Guys, I choked. I've been preforming at a [less than] mediocre level at my day job for the past couple months. I had prided myself at being a terribly hard worker, because I have deep history with my colleagues. My boss' boss, she attended my Bat Mitzvah that's how far back we go. And her boss, well, when we're not on conference calls I like to call him "Dad."
So, when my boss' boss called to let me know that I didn't have to honor the four-week notice that we had originally set, because I've been sucking at my job, I cried.
*Okay well, she didn't use the word "sucking" but I knew what she meant, because if I was my employer, I would tell me, "You're doing an awful job."
So, I quit, a little more aggressively than I had originally thought. I have a little over a week to get my clients in a ready-to-turn-over state, and I'm committed to doing so. Which means one finally weekend of insanity, before I can focus on education, growing #LLSP, and helping out my new boss with whatever projects he needs me for. And now my dad goes back to just being my dad, which I'm cool with.
Food. That's why we're here. Meal prep Sundays.
On this week's menu:
Ground turkey with mushrooms, asparagus, and green beans. Mostly, because lately I've been craving mustard and felt like this would be a good dish to throw some mustard on.

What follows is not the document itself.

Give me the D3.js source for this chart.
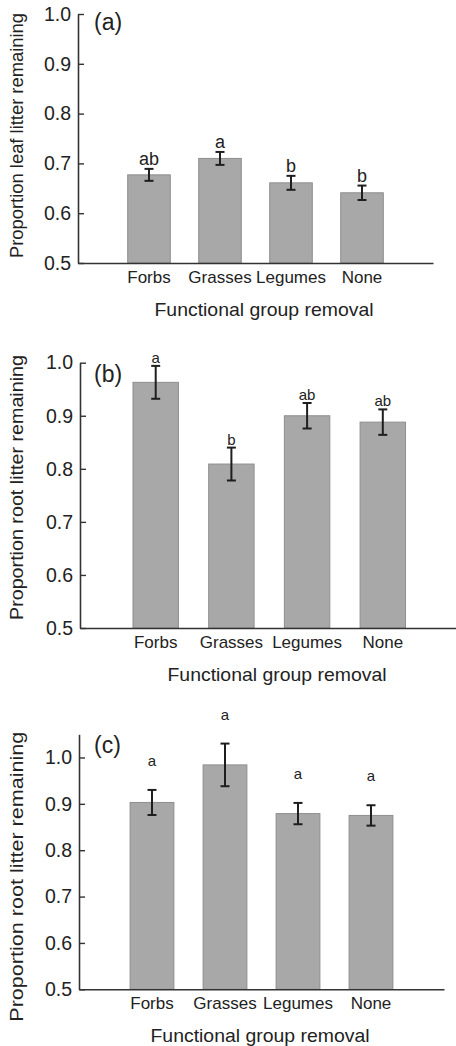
<!DOCTYPE html>
<html>
<head>
<meta charset="utf-8">
<script src="https://cdn.jsdelivr.net/npm/d3@7"></script>
<style>
  body { margin: 0; background: #fff; }
  svg text { font-family: "Liberation Sans", Arial, sans-serif; fill: #222; }
</style>
</head>
<body>
<svg id="Fig" width="456" height="1046"></svg>
<script>
// data
let groups = ["Forbs", "Grasses", "Legumes", "None"]
let yTicks = [0.5, 0.6, 0.7, 0.8, 0.9, 1.0]

let leafMean = [0.677, 0.710, 0.661, 0.641]
let leafErr = [0.012, 0.013, 0.014, 0.0145]
let leafLetters = ["ab", "a", "b", "b"]

let rootMeanB = [0.963, 0.809, 0.900, 0.888]
let rootErrB = [0.031, 0.031, 0.024, 0.024]
let rootLettersB = ["a", "b", "ab", "ab"]

let rootMeanC = [0.903, 0.984, 0.879, 0.875]
let rootErrC = [0.027, 0.046, 0.023, 0.022]
let rootLettersC = ["a", "a", "a", "a"]

let svg = d3.select("#Fig")

let panels = [
    { tag: "(a)", ylab: "Proportion leaf litter remaining", mean: leafMean, err: leafErr, letters: leafLetters,
      left: 78, right: 433, top: 14, bottom: 263, ymax: 1.0, gap: 4, letterSize: 18,
      ylabLen: 245, ylabMid: 135.5, xlabMid: 264, tagY: 29.5 },
    { tag: "(b)", ylab: "Proportion root litter remaining", mean: rootMeanB, err: rootErrB, letters: rootLettersB,
      left: 80, right: 458.5, top: 362.7, bottom: 628, ymax: 1.0, gap: 3, letterSize: 15,
      ylabLen: 265, ylabMid: 487.5, xlabMid: 277, tagY: 382 },
    { tag: "(c)", ylab: "Proportion root litter remaining", mean: rootMeanC, err: rootErrC, letters: rootLettersC,
      left: 79, right: 444, top: 734.3, bottom: 989.3, ymax: 1.05, gap: 24, letterSize: 15,
      ylabLen: 290, ylabMid: 876.7, xlabMid: 260, tagY: 752.5 }
]

panels.forEach(drawPanel)

function drawPanel(p){
    let rows = groups.map((g, i) => ({ g: g, m: p.mean[i], e: p.err[i], l: p.letters[i] }))

    let xScale = d3.scaleBand()
        .domain(groups)
        .range([p.left, p.right])
        .paddingInner(0.4)
        .paddingOuter(0.7)

    let yScale = d3.scaleLinear()
        .domain([0.5, p.ymax])
        .range([p.bottom, p.top])

    let g = svg.append("g")

    // bars
    g.selectAll(".bar").data(rows).enter().append("rect")
        .attr("x", d => xScale(d.g))
        .attr("width", xScale.bandwidth())
        .attr("y", d => yScale(d.m))
        .attr("height", d => yScale(0.5) - yScale(d.m))
        .attr("fill", "#a8a8a8")
        .attr("stroke", "#8e8e8e")
        .attr("stroke-width", 1)

    // error bars
    let eb = g.selectAll(".eb").data(rows).enter().append("g")
        .attr("stroke", "#1e1e1e")
        .attr("stroke-width", 2)
    let cx = d => xScale(d.g) + xScale.bandwidth() / 2
    eb.append("line")
        .attr("x1", cx).attr("x2", cx)
        .attr("y1", d => yScale(d.m + d.e)).attr("y2", d => yScale(d.m - d.e))
    eb.append("line")
        .attr("x1", d => cx(d) - 4.5).attr("x2", d => cx(d) + 4.5)
        .attr("y1", d => yScale(d.m + d.e)).attr("y2", d => yScale(d.m + d.e))
    eb.append("line")
        .attr("x1", d => cx(d) - 4.5).attr("x2", d => cx(d) + 4.5)
        .attr("y1", d => yScale(d.m - d.e)).attr("y2", d => yScale(d.m - d.e))

    // significance letters
    g.selectAll(".let").data(rows).enter().append("text")
        .attr("x", cx)
        .attr("y", d => yScale(d.m + d.e) - p.gap)
        .attr("text-anchor", "middle")
        .style("font-size", p.letterSize + "px")
        .text(d => d.l)

    // y axis, ticks pointing inward
    let axisY = d3.axisLeft(yScale)
        .tickValues(yTicks)
        .tickFormat(d3.format(".1f"))
        .tickSizeInner(-6)
        .tickSizeOuter(0)
        .tickPadding(7)
    let ya = g.append("g")
        .attr("transform", `translate(${p.left},0)`)
        .call(axisY)
    ya.select(".domain").attr("stroke", "#333").attr("stroke-width", 1.6)
    ya.selectAll(".tick line").attr("stroke", "#333").attr("stroke-width", 1.4)
    ya.selectAll(".tick text")
        .style("font-size", "19.5px")
        .style("font-family", null)
        .attr("fill", null)

    // x axis
    let axisX = d3.axisBottom(xScale)
        .tickSize(0)
        .tickSizeOuter(0)
    let xa = g.append("g")
        .attr("transform", `translate(0,${p.bottom})`)
        .call(axisX)
    xa.select(".domain").attr("stroke", "#333").attr("stroke-width", 1.6)
    xa.selectAll(".tick text")
        .attr("y", 20)
        .attr("dy", null)
        .style("font-size", "17px")
        .attr("fill", null)
    xa.attr("font-family", null).attr("font-size", null)
    ya.attr("font-family", null).attr("font-size", null)

    // axis titles
    g.append("text")
        .attr("x", p.xlabMid)
        .attr("y", p.bottom + 53)
        .attr("text-anchor", "middle")
        .attr("textLength", 219)
        .attr("lengthAdjust", "spacingAndGlyphs")
        .style("font-size", "18.5px")
        .text("Functional group removal")

    g.append("text")
        .attr("transform", `translate(23,${p.ylabMid}) rotate(-90)`)
        .attr("text-anchor", "middle")
        .attr("textLength", p.ylabLen)
        .attr("lengthAdjust", "spacingAndGlyphs")
        .style("font-size", "18px")
        .text(p.ylab)

    // panel tag
    g.append("text")
        .attr("x", 94)
        .attr("y", p.tagY)
        .style("font-size", "23px")
        .text(p.tag)
}
</script>
</body>
</html>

Mexi-Cauli-Rice-Bowls that my dear friend, Ore, posted on her blog.
And, finally, Spicy Nut-Butter Shrimp with roasted Broccoli. Turns out, Christian doesn't hate broccoli like he thought he did. This is the dish we're here to talk about today.
As a side note, chopping veggies is way therapeutic to me. Something about using a sharp knife aggressively makes me get out all my stabby feelings from the day.

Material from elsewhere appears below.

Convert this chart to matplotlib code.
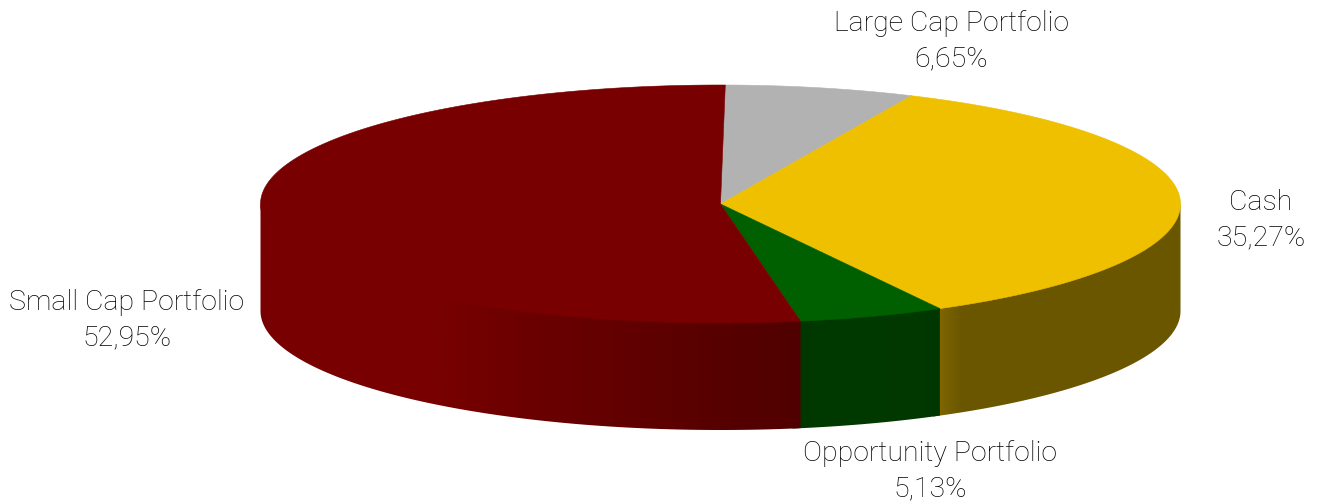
import numpy as np
import matplotlib
matplotlib.use('Agg')
import matplotlib.pyplot as plt
from matplotlib.colors import to_rgb
from matplotlib.patches import Polygon

labels = ['Large Cap Portfolio', 'Cash', 'Opportunity Portfolio', 'Small Cap Portfolio']
values = [6.65, 35.27, 5.13, 52.95]
value_labels = ['6,65%', '35,27%', '5,13%', '52,95%']
colors = ['#b2b2b2', '#eec000', '#006000', '#780000']
label_x = [951, 1261, 930, 127]
label_y = [41, 220, 471, 320]

# wall brightness per slice, read across the picture (x pixel -> level)
wall_x = {1: [940, 950, 962, 1181], 2: [801, 815, 860, 940], 3: [260, 440, 530, 620, 700, 801]}
wall_level = {1: [0.53, 0.49, 0.45, 0.45], 2: [0.56, 0.60, 0.60, 0.58], 3: [1.0, 1.0, 0.89, 0.82, 0.74, 0.67]}

cx, cy = 720.5, 205
rx, ry = 460, 119
depth = 107
start = 89.4

fig = plt.figure(figsize=(13.18, 5.02), dpi=100)
ax = fig.add_axes([0, 0, 1, 1])
ax.set_xlim(0, 1318)
ax.set_ylim(502, 0)
ax.axis('off')

def rim(t):
    r = np.radians(t)
    return cx + rx * np.cos(r), cy - ry * np.sin(r)

edges = start - np.cumsum([0] + values) * 3.6

# front walls, a gradient image clipped to the outline of each wall
for i in wall_x:
    a0, a1 = edges[i], edges[i + 1]
    if i == 3:
        a0, a1 = a0, -180  # only the part facing the viewer
    else:
        a0 = min(a0, 0)
        a1 = a1 - 1  # runs under the next wall, hides the seam
    ts = np.linspace(a0, a1, 300)
    x, y = rim(ts)
    px = np.r_[x, x[::-1]]
    # top edge pushed a little under the top face so no seam shows
    py = np.r_[y - 3, y[::-1] + depth]
    outline = Polygon(np.c_[px, py], closed=True, transform=ax.transData, fc='none', ec='none')
    ax.add_patch(outline)
    xs = np.arange(np.floor(px.min()), np.ceil(px.max()) + 1)
    lev = np.interp(xs, wall_x[i], wall_level[i])
    img = lev[None, :, None] * np.array(to_rgb(colors[i]))[None, None, :]
    im = ax.imshow(img, extent=[xs[0], xs[-1], py.max() + 1, py.min() - 1], aspect='auto',
                   interpolation='bilinear', zorder=2)
    im.set_clip_path(outline)

ax.set_xlim(0, 1318)
ax.set_ylim(502, 0)

# top faces
for i in range(len(values)):
    ts = np.linspace(edges[i], edges[i + 1], 200)
    x, y = rim(ts)
    ax.fill(np.r_[cx, x], np.r_[cy, y], color=colors[i], lw=0.4, zorder=3)

for i in range(len(labels)):
    ax.text(label_x[i], label_y[i], labels[i] + '\n' + value_labels[i], ha='center', va='center',
            fontsize=20.5, family='Roboto', fontweight='light', color='black', linespacing=1.37)

fig.savefig('out.png', dpi=100)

- 1/2 cup almond butter (Go cray, so many other nut butters would work here. Peanut, obvi, sunflower, cashew. Dream it you [trying really hard not to curse here] dreamer.)
- 1/4 cup coconut oil
- 1/4 cup sriracha
- 1/2 cup coconut aminos
- 6 dried chilies
- 3 bell peppers - I used one red, one yellow, and one orange - diced
- 15 baby bok choys - chopped
- 2 pounds shrimped, peeled, deveined shrimpies
- Two teaspoons arrowroot powder
"If you try to knock me you'll get mocked. I'll stir fry you in my wok. Your knees'll start shaking and your fingers pop. Like a pinch on the neck of Mr. Spock." - Beastie Boys
So, while you're listening to your OG Beastie Boy's cassette tape you pull out your wok. You throw your coconut oil and peppers and you cook them until they're soft.
Once the peppers are cooked, throw in the rest of the top five ingredients and stir until the nut butter is all melty and combined with all the other sauce ingredients. Once said mission is accomplished toss in your shrimpies. Shrimpies only take about five minutes to cook.
At this point, Body Movin is probably playing, and while you're dancing in the kitchen your shrimpies are starting to shrivel up. After they've been in the sauce for about two minutes throw the bok choy in and finish your cooking experience.
I noticed the sauce was a little runny, so I added a couple teaspoons of arrowroot powder at the end. It's a thickening agent, so if you like runny sauce, skip this step, if you want something thicker, stir the powder in.
Can you count the times I could have thrown in a "that's what she said" comment in this blog? Winner gets a unicorn. *Okay, that unicorn portion is a lie. I'll give you an aggressive high-five the next time I see you.
When you're finished you end up with six portions, to be reheated as needed for lunches or dinner.